Records for this exercise:

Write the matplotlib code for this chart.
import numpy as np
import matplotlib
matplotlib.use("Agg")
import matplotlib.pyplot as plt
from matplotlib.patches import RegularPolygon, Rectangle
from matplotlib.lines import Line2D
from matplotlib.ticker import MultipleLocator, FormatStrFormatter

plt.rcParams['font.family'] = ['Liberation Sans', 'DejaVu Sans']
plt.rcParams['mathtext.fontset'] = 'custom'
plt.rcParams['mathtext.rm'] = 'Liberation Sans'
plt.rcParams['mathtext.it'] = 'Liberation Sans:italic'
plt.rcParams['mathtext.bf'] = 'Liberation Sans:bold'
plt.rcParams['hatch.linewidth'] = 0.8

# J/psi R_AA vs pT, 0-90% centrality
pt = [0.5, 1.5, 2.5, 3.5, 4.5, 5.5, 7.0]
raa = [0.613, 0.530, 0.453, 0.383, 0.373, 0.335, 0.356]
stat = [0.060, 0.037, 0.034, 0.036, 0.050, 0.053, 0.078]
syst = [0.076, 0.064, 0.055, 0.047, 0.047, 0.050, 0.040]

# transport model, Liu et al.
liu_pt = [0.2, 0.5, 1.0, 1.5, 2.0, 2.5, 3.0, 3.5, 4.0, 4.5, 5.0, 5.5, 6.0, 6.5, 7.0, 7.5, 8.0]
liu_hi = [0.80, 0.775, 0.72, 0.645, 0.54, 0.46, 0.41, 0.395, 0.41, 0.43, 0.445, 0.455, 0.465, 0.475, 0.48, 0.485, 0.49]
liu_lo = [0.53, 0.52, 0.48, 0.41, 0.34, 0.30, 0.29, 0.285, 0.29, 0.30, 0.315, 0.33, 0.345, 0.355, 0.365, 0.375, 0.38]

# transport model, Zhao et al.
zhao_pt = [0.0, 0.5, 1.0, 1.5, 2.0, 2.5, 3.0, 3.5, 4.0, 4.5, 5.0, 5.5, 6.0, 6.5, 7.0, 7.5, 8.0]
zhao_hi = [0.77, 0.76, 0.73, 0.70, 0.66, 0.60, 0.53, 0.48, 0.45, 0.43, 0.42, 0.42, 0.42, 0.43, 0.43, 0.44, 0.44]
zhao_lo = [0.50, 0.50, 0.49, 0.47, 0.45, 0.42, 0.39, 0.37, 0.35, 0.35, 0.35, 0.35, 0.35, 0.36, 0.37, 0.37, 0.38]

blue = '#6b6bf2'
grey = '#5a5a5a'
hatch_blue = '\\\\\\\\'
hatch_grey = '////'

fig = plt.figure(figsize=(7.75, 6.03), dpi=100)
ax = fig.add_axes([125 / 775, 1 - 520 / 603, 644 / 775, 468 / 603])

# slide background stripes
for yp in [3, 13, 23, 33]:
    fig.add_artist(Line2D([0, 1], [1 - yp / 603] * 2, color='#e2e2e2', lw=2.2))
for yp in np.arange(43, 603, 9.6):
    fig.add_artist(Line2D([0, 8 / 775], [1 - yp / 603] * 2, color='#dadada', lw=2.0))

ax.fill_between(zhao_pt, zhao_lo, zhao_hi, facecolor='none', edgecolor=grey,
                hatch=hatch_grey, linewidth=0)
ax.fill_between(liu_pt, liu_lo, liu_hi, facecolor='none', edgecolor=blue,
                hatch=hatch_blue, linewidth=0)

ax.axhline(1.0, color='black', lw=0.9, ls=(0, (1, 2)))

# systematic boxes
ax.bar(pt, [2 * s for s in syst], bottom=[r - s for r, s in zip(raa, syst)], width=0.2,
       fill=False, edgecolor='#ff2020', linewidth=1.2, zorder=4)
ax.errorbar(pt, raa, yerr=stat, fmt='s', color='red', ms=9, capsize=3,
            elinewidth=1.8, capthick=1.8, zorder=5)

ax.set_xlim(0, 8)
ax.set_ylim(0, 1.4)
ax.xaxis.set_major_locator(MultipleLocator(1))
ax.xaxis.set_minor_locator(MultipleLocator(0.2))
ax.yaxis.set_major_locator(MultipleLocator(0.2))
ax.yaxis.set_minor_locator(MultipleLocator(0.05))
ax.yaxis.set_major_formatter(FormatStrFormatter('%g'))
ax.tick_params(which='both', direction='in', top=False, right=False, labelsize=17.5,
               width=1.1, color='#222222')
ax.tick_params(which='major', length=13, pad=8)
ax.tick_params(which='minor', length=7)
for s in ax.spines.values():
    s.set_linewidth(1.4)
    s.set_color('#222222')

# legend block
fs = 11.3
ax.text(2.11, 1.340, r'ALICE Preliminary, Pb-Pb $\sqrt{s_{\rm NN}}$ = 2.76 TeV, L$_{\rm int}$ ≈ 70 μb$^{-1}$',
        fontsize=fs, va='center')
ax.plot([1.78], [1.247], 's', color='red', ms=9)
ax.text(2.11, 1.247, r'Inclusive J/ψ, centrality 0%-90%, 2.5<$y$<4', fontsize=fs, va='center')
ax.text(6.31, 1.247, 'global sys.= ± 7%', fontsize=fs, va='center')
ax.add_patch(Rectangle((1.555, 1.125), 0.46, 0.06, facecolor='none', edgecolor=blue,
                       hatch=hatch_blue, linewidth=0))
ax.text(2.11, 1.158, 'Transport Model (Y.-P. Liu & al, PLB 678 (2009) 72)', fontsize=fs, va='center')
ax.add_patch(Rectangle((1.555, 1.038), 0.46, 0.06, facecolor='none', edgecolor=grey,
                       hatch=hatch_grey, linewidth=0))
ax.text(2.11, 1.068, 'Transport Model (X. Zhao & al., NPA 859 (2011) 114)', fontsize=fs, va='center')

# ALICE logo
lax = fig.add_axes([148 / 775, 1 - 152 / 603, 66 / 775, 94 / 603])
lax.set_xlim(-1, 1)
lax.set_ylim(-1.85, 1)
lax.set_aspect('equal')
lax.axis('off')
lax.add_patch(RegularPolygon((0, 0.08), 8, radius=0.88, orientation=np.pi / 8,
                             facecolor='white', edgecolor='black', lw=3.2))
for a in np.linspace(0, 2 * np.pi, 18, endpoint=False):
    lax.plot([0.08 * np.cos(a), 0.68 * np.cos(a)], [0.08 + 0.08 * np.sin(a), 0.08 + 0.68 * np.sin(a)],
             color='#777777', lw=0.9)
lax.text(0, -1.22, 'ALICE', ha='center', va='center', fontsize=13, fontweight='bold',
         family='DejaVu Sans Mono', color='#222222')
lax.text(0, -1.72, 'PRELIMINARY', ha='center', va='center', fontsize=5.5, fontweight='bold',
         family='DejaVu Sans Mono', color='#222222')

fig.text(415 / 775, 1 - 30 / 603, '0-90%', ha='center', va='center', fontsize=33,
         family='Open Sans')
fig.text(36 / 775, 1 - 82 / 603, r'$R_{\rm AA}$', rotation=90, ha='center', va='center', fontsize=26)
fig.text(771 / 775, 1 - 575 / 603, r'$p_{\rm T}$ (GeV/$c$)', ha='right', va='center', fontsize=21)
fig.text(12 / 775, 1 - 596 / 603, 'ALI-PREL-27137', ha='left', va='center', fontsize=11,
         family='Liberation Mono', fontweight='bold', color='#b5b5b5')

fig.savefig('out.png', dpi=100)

* * *

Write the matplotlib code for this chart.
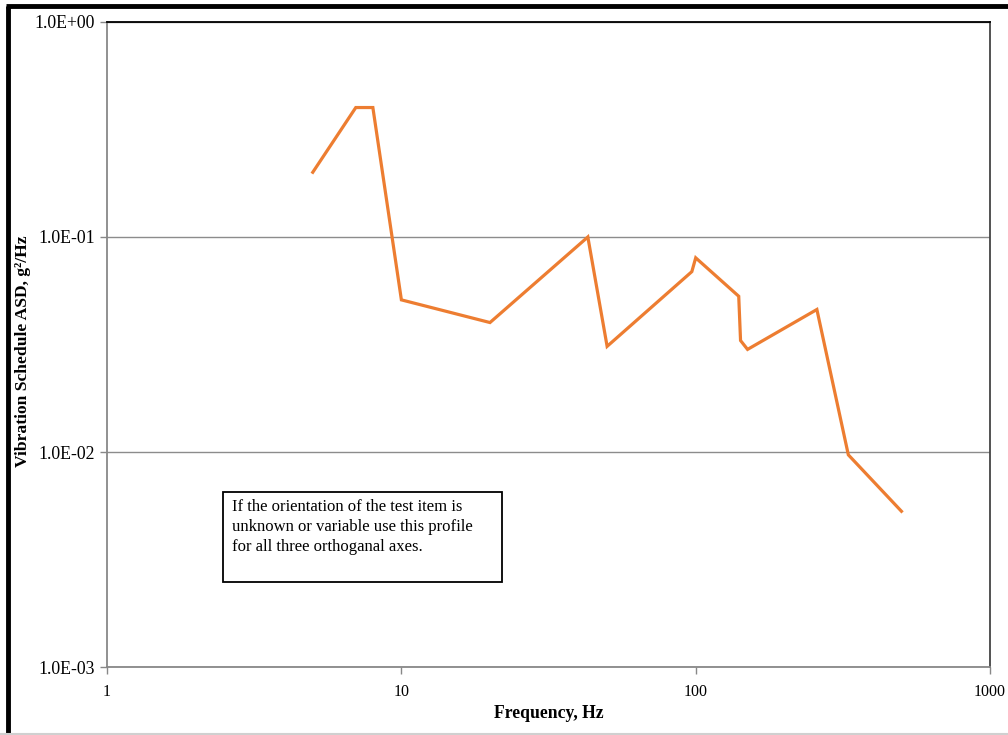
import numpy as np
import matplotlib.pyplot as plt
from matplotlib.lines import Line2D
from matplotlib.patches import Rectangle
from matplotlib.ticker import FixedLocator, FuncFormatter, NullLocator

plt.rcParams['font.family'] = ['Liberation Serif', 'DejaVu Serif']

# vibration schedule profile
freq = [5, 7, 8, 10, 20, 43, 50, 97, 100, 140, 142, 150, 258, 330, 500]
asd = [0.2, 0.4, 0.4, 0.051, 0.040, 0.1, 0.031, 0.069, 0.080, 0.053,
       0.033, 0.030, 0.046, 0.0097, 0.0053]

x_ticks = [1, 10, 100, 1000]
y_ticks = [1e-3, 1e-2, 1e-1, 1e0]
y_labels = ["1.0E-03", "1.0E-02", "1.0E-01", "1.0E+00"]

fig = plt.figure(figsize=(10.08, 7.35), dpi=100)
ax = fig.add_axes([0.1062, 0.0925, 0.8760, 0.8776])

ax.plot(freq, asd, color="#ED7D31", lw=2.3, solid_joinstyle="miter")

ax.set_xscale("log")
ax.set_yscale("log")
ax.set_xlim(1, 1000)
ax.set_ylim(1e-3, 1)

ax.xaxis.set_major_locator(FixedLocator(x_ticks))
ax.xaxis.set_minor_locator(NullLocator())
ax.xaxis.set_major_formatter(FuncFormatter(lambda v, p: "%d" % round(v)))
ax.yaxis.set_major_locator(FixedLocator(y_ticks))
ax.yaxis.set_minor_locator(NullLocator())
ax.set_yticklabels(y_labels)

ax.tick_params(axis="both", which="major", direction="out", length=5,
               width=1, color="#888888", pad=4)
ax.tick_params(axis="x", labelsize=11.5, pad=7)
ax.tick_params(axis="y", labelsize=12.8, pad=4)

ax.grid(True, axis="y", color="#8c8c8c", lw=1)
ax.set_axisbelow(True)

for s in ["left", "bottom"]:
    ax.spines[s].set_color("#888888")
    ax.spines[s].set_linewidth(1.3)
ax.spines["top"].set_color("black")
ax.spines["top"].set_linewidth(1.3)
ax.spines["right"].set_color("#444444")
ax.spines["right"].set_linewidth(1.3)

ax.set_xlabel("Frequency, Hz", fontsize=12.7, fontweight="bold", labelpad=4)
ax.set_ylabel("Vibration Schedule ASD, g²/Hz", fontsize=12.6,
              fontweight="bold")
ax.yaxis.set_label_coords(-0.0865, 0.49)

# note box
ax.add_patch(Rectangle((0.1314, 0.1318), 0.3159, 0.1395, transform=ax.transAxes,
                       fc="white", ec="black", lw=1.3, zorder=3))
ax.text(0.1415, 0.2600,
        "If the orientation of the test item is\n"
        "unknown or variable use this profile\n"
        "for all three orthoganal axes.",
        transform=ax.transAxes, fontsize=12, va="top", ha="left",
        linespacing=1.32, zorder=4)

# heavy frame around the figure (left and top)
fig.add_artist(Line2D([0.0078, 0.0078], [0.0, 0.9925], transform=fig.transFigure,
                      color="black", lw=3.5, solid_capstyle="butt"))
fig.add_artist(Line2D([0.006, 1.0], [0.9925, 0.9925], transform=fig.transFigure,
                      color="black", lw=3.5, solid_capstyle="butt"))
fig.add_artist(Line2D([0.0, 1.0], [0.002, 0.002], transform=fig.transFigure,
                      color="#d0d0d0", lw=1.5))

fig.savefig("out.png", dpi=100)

==

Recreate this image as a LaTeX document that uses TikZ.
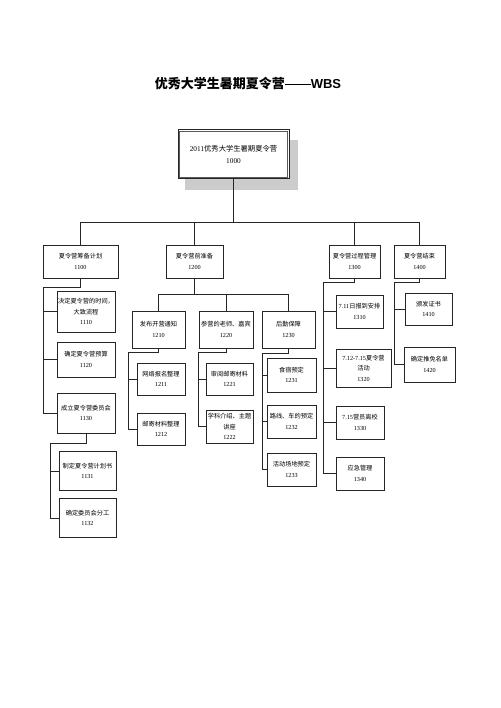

Aim:
What number of lines in the records contain the word "matplotlib"? Answer with that number alone.

Answer below:
12